For the answer, we have to go back to the tenth century, a time when the Vikings ruled Northern Europe, and any kind of communication was primarily oral: the great Scandinavian storytellers passed down their sagas from father to son, and unlike the famous Latin and Greek poets, nothing was written down for future generations until long after the fact. The Vikings TV show, although it contains some historical inaccuracies, has sparked a lot of interest in Viking history and dramatizes The Saga of Ragnar Lodbrok.

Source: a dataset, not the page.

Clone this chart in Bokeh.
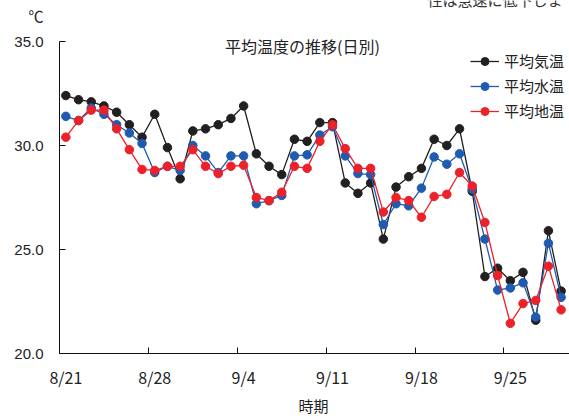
from bokeh.plotting import figure
from bokeh.models import (FixedTicker, LinearAxis, Label, Legend, LegendItem,
                          ColumnDataSource, Range1d, Title)
from bokeh.embed import file_html
from bokeh.resources import INLINE

# ---- data ----
air = [32.4, 32.2, 32.1, 31.9, 31.6, 31.0, 30.4, 31.5, 29.9, 28.4,
       30.7, 30.8, 31.0, 31.3, 31.9, 29.6, 29.0, 28.6, 30.3, 30.2,
       31.1, 31.1, 28.2, 27.7, 28.2, 25.5, 28.0, 28.5, 28.9, 30.3,
       30.0, 30.8, 27.8, 23.7, 24.1, 23.5, 23.9, 21.6, 25.9, 23.0]
water = [31.4, 31.2, 31.8, 31.5, 31.0, 30.6, 30.1, 28.7, 29.0, 28.8,
         30.0, 29.5, 28.7, 29.5, 29.5, 27.2, 27.35, 27.6, 29.5, 29.55,
         30.5, 30.9, 29.5, 28.65, 28.6, 26.2, 27.2, 27.1, 27.95, 29.45,
         29.1, 29.6, 27.9, 25.5, 23.05, 23.15, 23.4, 21.75, 25.3, 22.7]
soil = [30.4, 31.2, 31.7, 31.7, 30.8, 29.8, 28.85, 28.8, 29.0, 29.0,
        29.8, 29.0, 28.65, 29.0, 29.05, 27.5, 27.35, 27.75, 29.0, 28.9,
        30.2, 31.0, 29.85, 28.9, 28.9, 26.8, 27.5, 27.35, 26.55, 27.55,
        27.65, 28.7, 28.05, 26.3, 23.75, 21.45, 22.4, 22.55, 24.2, 22.1]
days = list(range(len(air)))          # 8/21 .. 9/29, one point per day
series_names = ["平均気温", "平均水温", "平均地温"]
tick_days = [0, 7, 14, 21, 28, 35]
tick_labels = ["8/21", "8/28", "9/4", "9/11", "9/18", "9/25"]
y_ticks = [20, 25, 30, 35]
y_labels = ["20.0", "25.0", "30.0", "35.0"]
unit_label = "℃"
title_text = "平均温度の推移(日別)"
x_title = "時期"
top_text = "性は急速に低下しま"

colors = ["#231f20", "#1f5bb0", "#ec2129"]
JP = "Noto Sans CJK JP"
TXT = "#222222"

src = ColumnDataSource(dict(day=days, air=air, water=water, soil=soil))

p = figure(width=569, height=416, x_range=(-0.5, 39.66), y_range=(20, 36.97),
           output_backend="svg", toolbar_location=None,
           x_axis_type=None, y_axis_type=None,
           min_border_left=59, min_border_right=0,
           min_border_top=0, min_border_bottom=63)
p.outline_line_color = None
p.background_fill_color = "white"
p.extra_y_ranges = {"ylab": Range1d(200, 369.7)}

# y axis: line + inside ticks (as minor ticks), limited to 20..35, no labels
y0 = LinearAxis(ticker=FixedTicker(ticks=[], minor_ticks=y_ticks), bounds=(20, 35))
y0.minor_tick_in = 6
y0.minor_tick_out = 0
y0.minor_tick_line_color = "#111111"
y0.major_tick_line_color = None
y0.axis_line_color = "#111111"
y0.major_label_standoff = 0
p.add_layout(y0, "left")

# y axis: labels (numbers and unit)
lab_ticks = [t * 10 for t in y_ticks] + [362]
overrides = {t * 10: s for t, s in zip(y_ticks, y_labels)}
overrides[362] = unit_label
y1 = LinearAxis(y_range_name="ylab", ticker=FixedTicker(ticks=lab_ticks),
                major_label_overrides=overrides)
y1.axis_line_color = None
y1.major_tick_line_color = None
y1.minor_tick_line_color = None
y1.major_label_text_font = "'Liberation Sans', 'Noto Sans CJK JP'"
y1.major_label_text_font_size = "15px"
y1.major_label_text_color = TXT
y1.major_label_standoff = 10
p.add_layout(y1, "left")

# x axis: labels at category centres, tick marks (minor) at category boundaries
xa = LinearAxis(ticker=FixedTicker(ticks=tick_days,
                                   minor_ticks=[d - 0.5 for d in tick_days]),
                major_label_overrides={d: t for d, t in zip(tick_days, tick_labels)})
xa.major_tick_line_color = None
xa.minor_tick_in = 6
xa.minor_tick_out = 0
xa.minor_tick_line_color = "#111111"
xa.axis_line_color = "#111111"
xa.major_label_text_font = JP
xa.major_label_text_font_size = "16px"
xa.major_label_text_color = TXT
xa.major_label_standoff = 5
p.add_layout(xa, "below")

p.add_layout(Title(text=x_title, align="left", offset=239, standoff=2,
                   text_font=JP, text_font_size="15px", text_font_style="normal",
                   text_color=TXT), "below")

items = []
for name, col, c in zip(series_names, ["air", "water", "soil"], colors):
    lr = p.line("day", col, source=src, line_color=c, line_width=1.3)
    sr = p.scatter("day", col, source=src, size=8.5, fill_color=c, line_color=c)
    items.append(LegendItem(label=name, renderers=[lr, sr]))

leg = Legend(items=items, location=(411, 232))
leg.border_line_color = None
leg.background_fill_alpha = 0
leg.padding = 0
leg.margin = 0
leg.spacing = 4
leg.glyph_width = 29
leg.glyph_height = 20
leg.label_height = 20
leg.label_standoff = 5
leg.label_text_font = JP
leg.label_text_font_size = "15px"
leg.label_text_color = TXT
p.add_layout(leg, "center")

p.add_layout(Label(x=243, y=307.5, x_units="screen", y_units="screen",
                   text=title_text, text_font=JP, text_font_size="16px",
                   text_color=TXT, text_align="center", text_baseline="middle"))
p.add_layout(Label(x=368, y=354.5, x_units="screen", y_units="screen",
                   text=top_text, text_font=JP, text_font_size="15px",
                   text_color="#333333", text_align="left", text_baseline="middle"))

open("out.html", "w").write(file_html(p, INLINE))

Harald Gormsson, or Harald Bluetooth, was king of Denmark in the tenth century, and is best known for peacefully bringing together all the warring factions and unifying the country. When Swedish company Ericsson was developing short-link radio technology in the 1990s, one of their engineers was reading about King Harald and proposed the name Bluetooth, the idea being that Bluetooth unites all the different communications protocols into one universal standard.

King Harald did more than lend his name to a piece of 21st Century technology; the Bluetooth logo itself is made up of the runes ᚼ (H) and ᛒ (B), which are superimposed to create a bind rune. Although Norse literature was predominantly oral, runes had been around for centuries, their straight lines being dictated by the fact that they were carved into wood or stone.

So that’s most of my questions answered…except why was Harald’s nickname Bluetooth? Some historians believe that his teeth were stained from eating berries, but the more likely explanation is that he had a bad tooth which appeared blue. Not a very romantic reason to be remembered more than 1000 years after his death!